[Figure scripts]
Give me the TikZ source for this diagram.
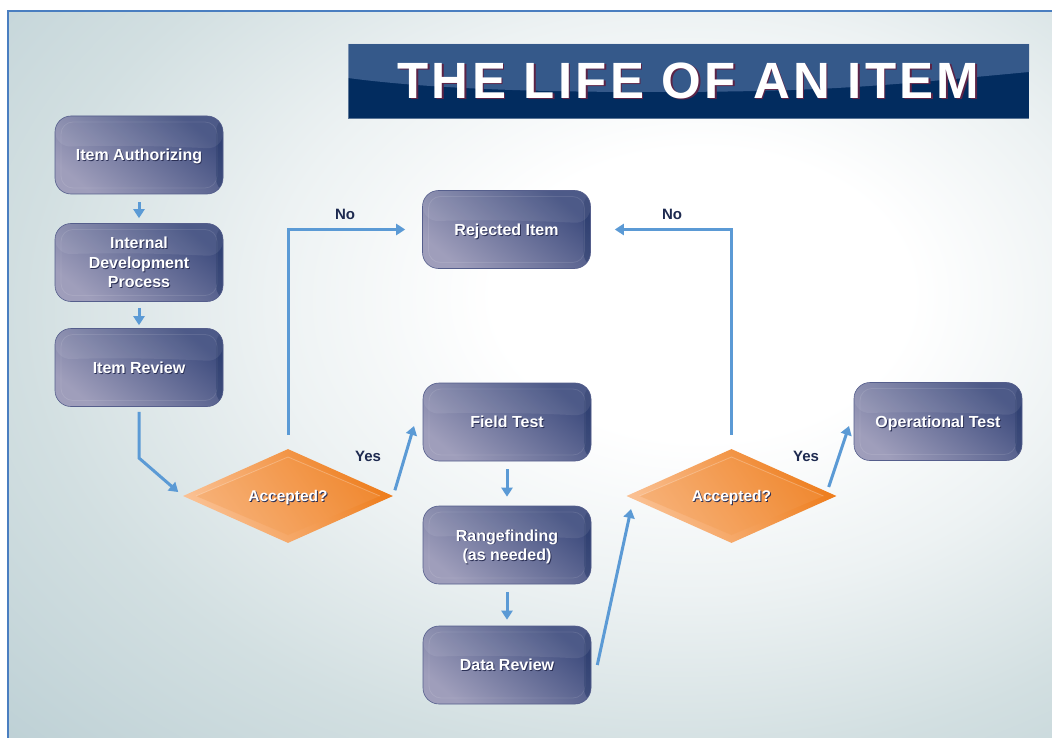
\documentclass[tikz,border=0pt]{standalone}
\usepackage{fontspec}
\setmainfont{Liberation Sans}
\usetikzlibrary{arrows.meta,shapes.geometric}
\definecolor{bgc}{HTML}{BDD0D5}
\definecolor{bgA}{HTML}{EDF2F3}
\definecolor{bgB}{HTML}{D2DFE1}
\definecolor{bordc}{HTML}{4A7EC0}
\definecolor{boxdark}{HTML}{3E4C7E}
\definecolor{boxlight}{HTML}{9F9EBB}
\definecolor{boxrim}{HTML}{555E8C}
\definecolor{boxedge}{HTML}{223566}
\definecolor{orD}{HTML}{EE7E1E}
\definecolor{orL}{HTML}{FAC092}
\definecolor{orM}{HTML}{F39A4E}
\definecolor{arrowc}{HTML}{5B9AD5}
\definecolor{labc}{HTML}{1E2A50}
\definecolor{txtshadow}{HTML}{2A2F55}
\definecolor{navy}{HTML}{022C5F}
\definecolor{navyL}{HTML}{35598A}
\definecolor{titshadow}{HTML}{5C2346}
\pgfdeclareradialshading{bgshade}{\pgfpoint{9bp}{6bp}}{color(0bp)=(white); color(10bp)=(white); color(20bp)=(bgA); color(31bp)=(bgB); color(43bp)=(bgc); color(120bp)=(bgc)}
\newcommand\shd[1]{\leavevmode\rlap{\kern0.9pt\raisebox{-0.9pt}{\textcolor{txtshadow}{#1}}}#1}
\newcommand\titshd[1]{\leavevmode\rlap{\kern1.5pt\raisebox{-1.5pt}{\textcolor{titshadow}{#1}}}#1}
\tikzset{
  proc/.style={rounded corners=16pt, minimum width=168pt, minimum height=78pt,
    inner sep=0pt, align=center, text=white, text depth=0pt,
    font=\bfseries\fontsize{16}{19.5}\selectfont,
    top color=boxdark, bottom color=boxlight, shading angle=-40,
    draw=boxrim, line width=0.6pt,
    path picture={
      \fill[boxedge, opacity=0.45] ([xshift=-7pt]path picture bounding box.north east) rectangle (path picture bounding box.south east);
      \fill[white, opacity=0.08] (path picture bounding box.north west) -- (path picture bounding box.north east) -- ([yshift=-33pt]path picture bounding box.north east) .. controls +(-60pt,3pt) and +(60pt,2pt) .. ([yshift=-31pt]path picture bounding box.north west) -- cycle;
      \draw[white, opacity=0.1, line width=0.8pt, rounded corners=12pt] ([shift={(6pt,-6pt)}]path picture bounding box.north west) rectangle ([shift={(-6pt,6pt)}]path picture bounding box.south east);
    }},
  dia/.style={diamond, aspect=2.2, minimum width=210pt, minimum height=94pt,
    inner sep=0pt, text=white, text depth=0pt, font=\bfseries\fontsize{15.5}{18}\selectfont,
    top color=orD, bottom color=orL, shading angle=-55,
    path picture={
      \fill[orM, opacity=0.35] ([xshift=-92pt]path picture bounding box.center) -- ([yshift=39pt]path picture bounding box.center) -- ([xshift=92pt]path picture bounding box.center) -- ([yshift=-39pt]path picture bounding box.center) -- cycle;
      \draw[white, opacity=0.25, line width=0.8pt] ([xshift=-92pt]path picture bounding box.center) -- ([yshift=39pt]path picture bounding box.center) -- ([xshift=92pt]path picture bounding box.center);
    }},
  arr/.style={draw=arrowc, line width=3pt, -{Triangle[width=11pt,length=9pt]}},
  lab/.style={text=labc, font=\bfseries\fontsize{15}{18}\selectfont, inner sep=0pt},
  banner/.style={fill=navy, minimum width=681pt, minimum height=75pt, inner sep=0pt,
    text=white, font=\bfseries\fontsize{51}{51}\selectfont\addfontfeatures{LetterSpace=6.5},
    path picture={
      \fill[navyL] (path picture bounding box.north west) -- (path picture bounding box.north east) -- ([yshift=-28pt]path picture bounding box.north east) .. controls +(-150pt,-14pt) and +(180pt,0pt) .. ([yshift=-48pt,xshift=300pt]path picture bounding box.north west) .. controls +(-150pt,0pt) and +(60pt,-8pt) .. ([yshift=-34pt]path picture bounding box.north west) -- cycle;
      \draw[white, opacity=0.35, line width=1pt] (path picture bounding box.north west) rectangle (path picture bounding box.south east);
    }}
}
\begin{document}
\begin{tikzpicture}[x=1pt, y=-1pt]
\useasboundingbox (0,0) rectangle (1052,738);
\fill[white] (0,0) rectangle (1052,738);
\shade[shading=bgshade] (8,11) rectangle (1052,738);
\draw[bordc, line width=2pt] (8,738) -- (8,11) -- (1052,11);

\node[banner] (title) at (688.5,81.5) {\titshd{THE LIFE OF AN ITEM}};

\node[proc] (auth)  at (139,155)   {\shd{Item Authorizing}};
\node[proc] (idp)   at (139,262.5) {\shd{Internal}\\\shd{Development}\\\shd{Process}};
\node[proc] (rev)   at (139,367.5) {\shd{Item Review}};
\node[proc] (rej)   at (506.5,229.5) {\shd{Rejected Item}};
\node[proc] (field) at (507,422)   {\shd{Field Test}};
\node[proc] (range) at (507,545)   {\shd{Rangefinding}\\\shd{(as needed)}};
\node[proc] (data)  at (507,665)   {\shd{Data Review}};
\node[proc] (op)    at (938,421.5) {\shd{Operational Test}};
\node[dia] (acc1) at (288,496)   {\shd{Accepted?}};
\node[dia] (acc2) at (731.5,496) {\shd{Accepted?}};

\node[lab] (no1)  at (345,214) {No};
\node[lab] (no2)  at (672,214) {No};
\node[lab] (yes1) at (368,456) {Yes};
\node[lab] (yes2) at (806,456) {Yes};

\coordinate (k1) at (139,458);
\coordinate (y1) at (414,426);
\coordinate (y2) at (849,426);
\coordinate (d1) at (631,509);

\draw[arr, shorten <=8pt, shorten >=5pt] (auth) -- (idp);
\draw[arr, shorten <=6pt, shorten >=3pt] (idp) -- (rev);
\draw[arr, shorten <=8pt, shorten >=9pt] (field) -- (range);
\draw[arr, shorten <=8pt, shorten >=6pt] (range) -- (data);
\draw[arr, shorten <=5pt, shorten >=6pt] (rev.south) -- (k1) -- (acc1.west);
\draw[arr, shorten <=14pt, shorten >=17pt] (acc1.north) |- (rej.west);
\draw[arr, shorten <=14pt, shorten >=24pt] (acc2.north) |- (rej.east);
\draw[arr, shorten <=6pt] (acc1.east) -- (y1);
\draw[arr] ([shift={(-8pt,9pt)}]acc2.east) -- (y2);
\draw[arr] ([xshift=6pt]data.east) -- (d1);
\end{tikzpicture}
\end{document}
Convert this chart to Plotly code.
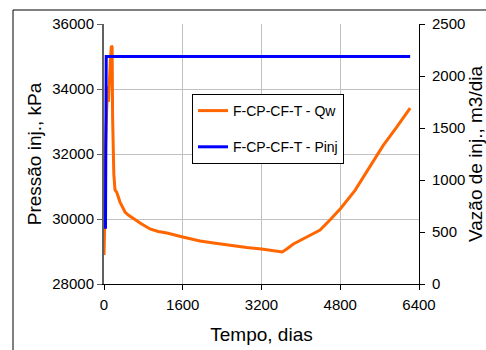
import plotly.graph_objects as go

# ---- data ----
t_qw = [0, 15, 30, 50, 70, 90, 110, 130, 150, 165, 175, 185, 200, 224, 260, 325, 380, 427,
        500, 590, 660, 732, 830, 935, 1100, 1280, 1600, 1950, 2300, 2620, 2900, 3200, 3400,
        3577, 3620, 3713, 3848, 4120, 4390, 4600, 4816, 5100, 5400, 5670, 5950, 6220]
qw = [280, 600, 1300, 1700, 1900, 1750, 2000, 2150, 2290, 2280, 1600, 1150, 1050, 904, 880,
      788, 740, 692, 660, 635, 610, 587, 555, 529, 505, 490, 452, 413, 390, 365, 350, 337, 322,
      310, 308, 337, 385, 452, 519, 620, 731, 900, 1130, 1330, 1510, 1692]

t_pinj = [30, 33, 36, 40, 45, 6220]
pinj = [29700, 30900, 32200, 33600, 35000, 35000]

x_ticks = [0, 1600, 3200, 4800, 6400]
p_ticks = [28000, 30000, 32000, 34000, 36000]
q_ticks = [0, 500, 1000, 1500, 2000, 2500]

name_qw = "F-CP-CF-T - Qw"
name_pinj = "F-CP-CF-T - Pinj"

FONT = "Liberation Sans, Arial"
tick_font = dict(family=FONT, size=15, color="black")
title_font = dict(family=FONT, size=19, color="black")

fig = go.Figure()
fig.add_trace(go.Scatter(x=t_qw, y=qw, mode="lines", name=name_qw,
                         line=dict(color="#FF6600", width=3), yaxis="y", legendgroup="a"))
fig.add_trace(go.Scatter(x=t_pinj, y=pinj, mode="lines", name=name_pinj,
                         line=dict(color="#0000FF", width=3), yaxis="y2", legendgroup="b"))

L, R, T, B = 104, 67, 24, 66
W, H = 486, 350
pw, ph = W - L - R, H - T - B

fig.update_layout(
    width=W, height=H,
    margin=dict(l=L, r=R, t=T, b=B),
    paper_bgcolor="white", plot_bgcolor="white",
    xaxis=dict(range=[0, 6400], tickvals=x_ticks, ticktext=[str(v) for v in x_ticks],
               showgrid=True, gridcolor="#c0c0c0", gridwidth=1,
               showline=True, linecolor="black", linewidth=1,
               ticks="outside", ticklen=5, tickcolor="black", ticklabelstandoff=2,
               tickfont=tick_font, zeroline=False, automargin=False,
               title=dict(text="Tempo, dias", font=title_font, standoff=15)),
    yaxis=dict(range=[0, 2500], tickvals=q_ticks, ticktext=[str(v) for v in q_ticks],
               side="right", showgrid=False, zeroline=False, automargin=False,
               showline=True, linecolor="black", linewidth=1,
               ticks="outside", ticklen=5, tickcolor="black", ticklabelstandoff=4,
               tickfont=tick_font,
               title=dict(text="Vazão de inj., m3/dia", font=title_font, standoff=1)),
    yaxis2=dict(range=[28000, 36000], tickvals=p_ticks, ticktext=[str(v) for v in p_ticks],
                side="left", overlaying="y", automargin=False,
                showgrid=True, gridcolor="#c0c0c0", gridwidth=1, zeroline=False,
                showline=True, linecolor="#606060", linewidth=2,
                ticks="outside", ticklen=5, tickcolor="#606060",
                tickfont=tick_font,
                title=dict(text="Pressão inj., kPa", font=title_font, standoff=6)),
    legend=dict(x=(192 - L) / pw, y=(H - B - 94) / ph, xanchor="left", yanchor="top",
                bordercolor="black", borderwidth=1, bgcolor="white",
                font=dict(family=FONT, size=14, color="black"),
                traceorder="grouped", tracegroupgap=15),
    showlegend=True,
    shapes=[dict(type="rect", xref="paper", yref="paper",
                 x0=(13 - L) / pw, x1=(W + 5 - L) / pw,
                 y0=(H - B - (H + 5)) / ph, y1=(H - B - 10) / ph,
                 line=dict(color="black", width=1), fillcolor="rgba(0,0,0,0)", layer="below")],
)

fig.write_html("out.html", config={"displayModeBar": False},
               post_script="document.body.style.margin='0';document.body.style.overflow='hidden';")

• Stated exercise
Above this task is a listing with pictures in it. Retype only the lines from the one containing "Convert this chart to Plotly code." through the one containing "pw, ph = W - L - R, H - T - B", both included, and not the pictures.

• Correct response
Convert this chart to Plotly code.
import plotly.graph_objects as go

# ---- data ----
t_qw = [0, 15, 30, 50, 70, 90, 110, 130, 150, 165, 175, 185, 200, 224, 260, 325, 380, 427,
        500, 590, 660, 732, 830, 935, 1100, 1280, 1600, 1950, 2300, 2620, 2900, 3200, 3400,
        3577, 3620, 3713, 3848, 4120, 4390, 4600, 4816, 5100, 5400, 5670, 5950, 6220]
qw = [280, 600, 1300, 1700, 1900, 1750, 2000, 2150, 2290, 2280, 1600, 1150, 1050, 904, 880,
      788, 740, 692, 660, 635, 610, 587, 555, 529, 505, 490, 452, 413, 390, 365, 350, 337, 322,
      310, 308, 337, 385, 452, 519, 620, 731, 900, 1130, 1330, 1510, 1692]

t_pinj = [30, 33, 36, 40, 45, 6220]
pinj = [29700, 30900, 32200, 33600, 35000, 35000]

x_ticks = [0, 1600, 3200, 4800, 6400]
p_ticks = [28000, 30000, 32000, 34000, 36000]
q_ticks = [0, 500, 1000, 1500, 2000, 2500]

name_qw = "F-CP-CF-T - Qw"
name_pinj = "F-CP-CF-T - Pinj"

FONT = "Liberation Sans, Arial"
tick_font = dict(family=FONT, size=15, color="black")
title_font = dict(family=FONT, size=19, color="black")

fig = go.Figure()
fig.add_trace(go.Scatter(x=t_qw, y=qw, mode="lines", name=name_qw,
                         line=dict(color="#FF6600", width=3), yaxis="y", legendgroup="a"))
fig.add_trace(go.Scatter(x=t_pinj, y=pinj, mode="lines", name=name_pinj,
                         line=dict(color="#0000FF", width=3), yaxis="y2", legendgroup="b"))

L, R, T, B = 104, 67, 24, 66
W, H = 486, 350
pw, ph = W - L - R, H - T - B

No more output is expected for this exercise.